Research talk:Wikipedia article creation/Work log/Friday, November 15th
Return to "Wikipedia article creation/Work log/Friday, November 15th" page.
Friday, November 15thEdit
I don't have much time to hack on this today. I've been waiting for one of my queries to finish. This is the one that gathers all of the pages that *have not* been deleted along with the rev_id of their first edit. Instead of waiting on that to finish, I decided to split up the work.

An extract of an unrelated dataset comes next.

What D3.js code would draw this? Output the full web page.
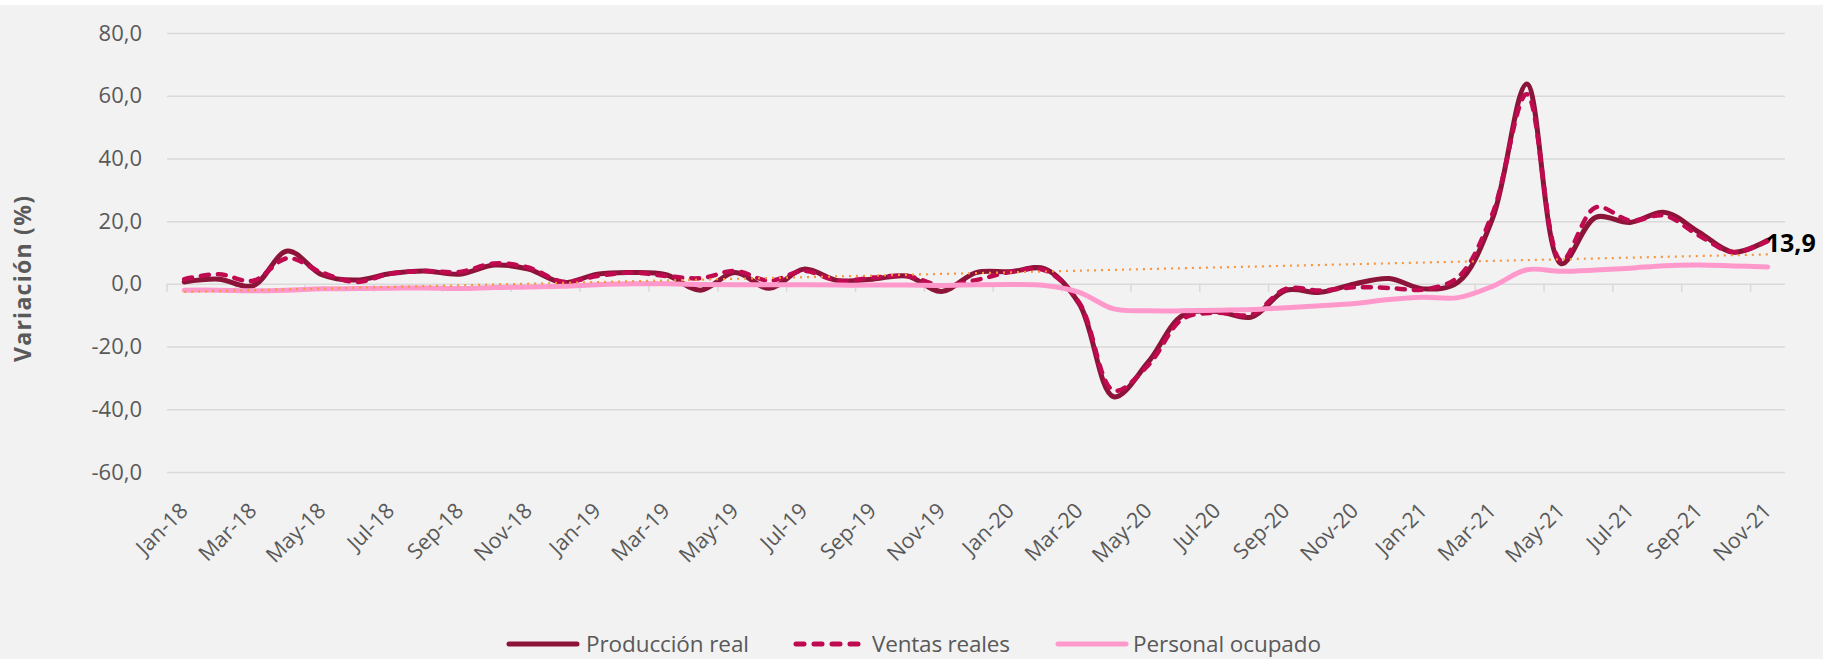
<!DOCTYPE html>
<html>
<head>
<meta charset="utf-8">
<script src="https://cdn.jsdelivr.net/npm/d3@7"></script>
<style>
  body { margin: 0; background: #fff; }
  svg { display: block; font-family: "Open Sans", "Noto Sans", sans-serif; }
</style>
</head>
<body>
<svg id="chart" width="1823" height="659"></svg>
<script>
// months on the category axis
var months = ["Jan-18","Feb-18","Mar-18","Apr-18","May-18","Jun-18","Jul-18","Aug-18","Sep-18","Oct-18","Nov-18","Dec-18",
  "Jan-19","Feb-19","Mar-19","Apr-19","May-19","Jun-19","Jul-19","Aug-19","Sep-19","Oct-19","Nov-19","Dec-19",
  "Jan-20","Feb-20","Mar-20","Apr-20","May-20","Jun-20","Jul-20","Aug-20","Sep-20","Oct-20","Nov-20","Dec-20",
  "Jan-21","Feb-21","Mar-21","Apr-21","May-21","Jun-21","Jul-21","Aug-21","Sep-21","Oct-21","Nov-21"];

// series, % variation
var produccion = [0.6, 1.5, -0.6, 10.5, 2.9, 1.2, 3.3, 4.1, 3.1, 6.0, 4.7, 0.4,
  3.1, 3.6, 2.9, -2.0, 3.6, -1.4, 4.7, 1.0, 1.5, 2.5, -2.4, 3.6,
  3.9, 4.8, -6.4, -36.0, -25.0, -10.1, -8.8, -10.6, -2.1, -2.7, 0.0, 1.7,
  -1.6, 0.5, 20.7, 63.7, 6.4, 21.2, 19.6, 22.8, 16.5, 10.1, 13.9];
var ventas = [1.5, 3.1, 1.0, 8.2, 3.6, 0.6, 3.3, 4.1, 3.8, 6.5, 5.2, 0.7,
  2.5, 3.6, 2.5, 1.8, 4.1, 1.0, 4.1, 1.0, 2.0, 2.5, -0.5, 1.2,
  3.8, 4.3, -6.0, -34.0, -26.0, -11.2, -9.2, -9.8, -1.6, -2.1, -1.1, -1.3,
  -1.8, 2.1, 22.3, 60.5, 7.4, 24.4, 20.2, 21.8, 15.4, 10.1, 13.7];
var personal = [-2.0, -2.0, -2.2, -2.0, -1.6, -1.5, -1.4, -1.3, -1.5, -1.2, -1.0, -0.8,
  -0.3, 0.0, 0.0, -0.2, -0.3, -0.3, -0.3, -0.4, -0.4, -0.4, -0.5, -0.3,
  -0.2, -0.5, -2.7, -8.0, -8.6, -8.6, -8.4, -8.2, -7.6, -7.0, -6.3, -5.0,
  -4.3, -4.4, -0.8, 4.5, 4.0, 4.4, 5.0, 5.8, 6.0, 5.7, 5.4];

var yTicks = [-60, -40, -20, 0, 20, 40, 60, 80];
var seriesNames = ["Producción real", "Ventas reales", "Personal ocupado"];

var svg = d3.select("#chart");
var W = 1823, H = 659;
var plotL = 167, plotR = 1785, plotT = 33, plotB = 472;
var grey = "#595959";
var cProd = "#8c1439", cVen = "#bf0a50", cPer = "#ff99cc", cTrend = "#f7963c";

// background
svg.append("rect").attr("width", W).attr("height", H).attr("fill", "#fff");
svg.append("rect").attr("y", 5).attr("width", W).attr("height", H - 5).attr("fill", "#f2f2f2");

var x = d3.scaleBand().domain(months).range([plotL, plotR]).padding(0);
var cx = function(m) { return x(m) + x.bandwidth() / 2; };
var y = d3.scaleLinear().domain([-60, 80]).range([plotB, plotT]);

var loc = d3.formatLocale({decimal: ",", thousands: ".", grouping: [3], currency: ["", ""], minus: "-"});
var fmt = loc.format(".1f");

// gridlines + y labels
var yAxis = svg.append("g")
  .attr("transform", "translate(" + plotL + ",0)")
  .call(d3.axisLeft(y).tickValues(yTicks).tickSize(-(plotR - plotL)).tickPadding(25).tickFormat(fmt));
yAxis.select(".domain").remove();
yAxis.selectAll(".tick line").attr("stroke", "#d9d9d9").attr("stroke-width", 1.5);
yAxis.selectAll(".tick text").attr("fill", grey).attr("font-size", 22).attr("font-family", "Open Sans");

// tick marks on the zero line, every two categories
var tickMonths = months.filter(function(d, i) { return i % 2 === 0; });
svg.append("g").selectAll("line").data(tickMonths).join("line")
  .attr("x1", function(d) { return x(d); }).attr("x2", function(d) { return x(d); })
  .attr("y1", y(0)).attr("y2", y(0) + 8)
  .attr("stroke", "#d9d9d9").attr("stroke-width", 1.5);

// x labels
svg.append("g").selectAll("text").data(tickMonths).join("text")
  .attr("transform", function(d) { return "translate(" + (cx(d) + 5) + "," + 512 + ") rotate(-45)"; })
  .attr("text-anchor", "end")
  .attr("fill", grey).attr("font-size", 21.5)
  .text(function(d) { return d; });

// y title
svg.append("text")
  .attr("transform", "translate(31,279) rotate(-90)")
  .attr("text-anchor", "middle")
  .attr("fill", grey).attr("font-size", 23).attr("font-weight", "bold")
  .attr("textLength", 166).attr("lengthAdjust", "spacing")
  .text("Variación (%)");

var line = d3.line()
  .x(function(d, i) { return cx(months[i]); })
  .y(function(d) { return y(d); })
  .curve(d3.curveCatmullRom.alpha(0.5));

svg.append("path").datum(produccion).attr("d", line)
  .attr("fill", "none").attr("stroke", cProd).attr("stroke-width", 5).attr("stroke-linecap", "round");
svg.append("path").datum(ventas).attr("d", line)
  .attr("fill", "none").attr("stroke", cVen).attr("stroke-width", 4.5)
  .attr("stroke-dasharray", "8,9").attr("stroke-linecap", "round");
svg.append("path").datum(personal).attr("d", line)
  .attr("fill", "none").attr("stroke", cPer).attr("stroke-width", 5).attr("stroke-linecap", "round");

// linear trend of producción real
var n = produccion.length;
var mx = d3.mean(produccion, function(d, i) { return i; });
var my = d3.mean(produccion);
var sxy = d3.sum(produccion, function(d, i) { return (i - mx) * (d - my); });
var sxx = d3.sum(produccion, function(d, i) { return (i - mx) * (i - mx); });
var slope = sxy / sxx, icpt = my - slope * mx;
svg.append("line")
  .attr("x1", cx(months[0])).attr("y1", y(icpt))
  .attr("x2", cx(months[n - 1])).attr("y2", y(icpt + slope * (n - 1)))
  .attr("stroke", cTrend).attr("stroke-width", 2.2).attr("stroke-dasharray", "2,5");

// last value label
svg.append("text")
  .attr("x", cx(months[n - 1]) - 2).attr("y", 252)
  .attr("font-size", 25).attr("font-weight", "bold").attr("fill", "#000")
  .text(fmt(produccion[n - 1]));

// legend
var legend = [
  {name: seriesNames[0], color: cProd, dash: null, x0: 507, tx: 586, tl: 163},
  {name: seriesNames[1], color: cVen, dash: "8,10", x0: 794, tx: 872, tl: 138},
  {name: seriesNames[2], color: cPer, dash: null, x0: 1056, tx: 1133, tl: 188}
];
var lg = svg.append("g").selectAll("g").data(legend).join("g");
lg.append("line")
  .attr("x1", function(d) { return d.x0 + 2; }).attr("x2", function(d) { return d.x0 + 70; })
  .attr("y1", 644).attr("y2", 644)
  .attr("stroke", function(d) { return d.color; }).attr("stroke-width", 5)
  .attr("stroke-linecap", "round")
  .attr("stroke-dasharray", function(d) { return d.dash; });
lg.append("text")
  .attr("x", function(d) { return d.tx; }).attr("y", 652)
  .attr("fill", grey).attr("font-size", 22.5)
  .attr("textLength", function(d) { return d.tl; }).attr("lengthAdjust", "spacing")
  .text(function(d) { return d.name; });
</script>
</body>
</html>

First, I'll get all of the page stats from the revision table:
CREATE TABLE halfak.nov13_page_revision_stats SELECT rev_page AS page_id, MIN(rev_id) AS first_rev_id, COUNT(*) AS revisions, MIN(rev_timestamp) AS first_edit, MAX(rev_timestamp) AS last_edit FROM revision WHERE rev_timestamp < "20131105000000" GROUP BY 1
Then I'll join it with page to get non-archived pages with stats:
SELECT page_id, page_namespace, page_title, revisions, first_edit, last_edit, False AS archived, first_rev_id FROM halfak.page_revision_stats INNER JOIN page USING (page_id) WHERE rev_timestamp < "20131105000000" GROUP BY 1,2,3;
I've kicked the query off so, hopefully, it will be done by the end of the day.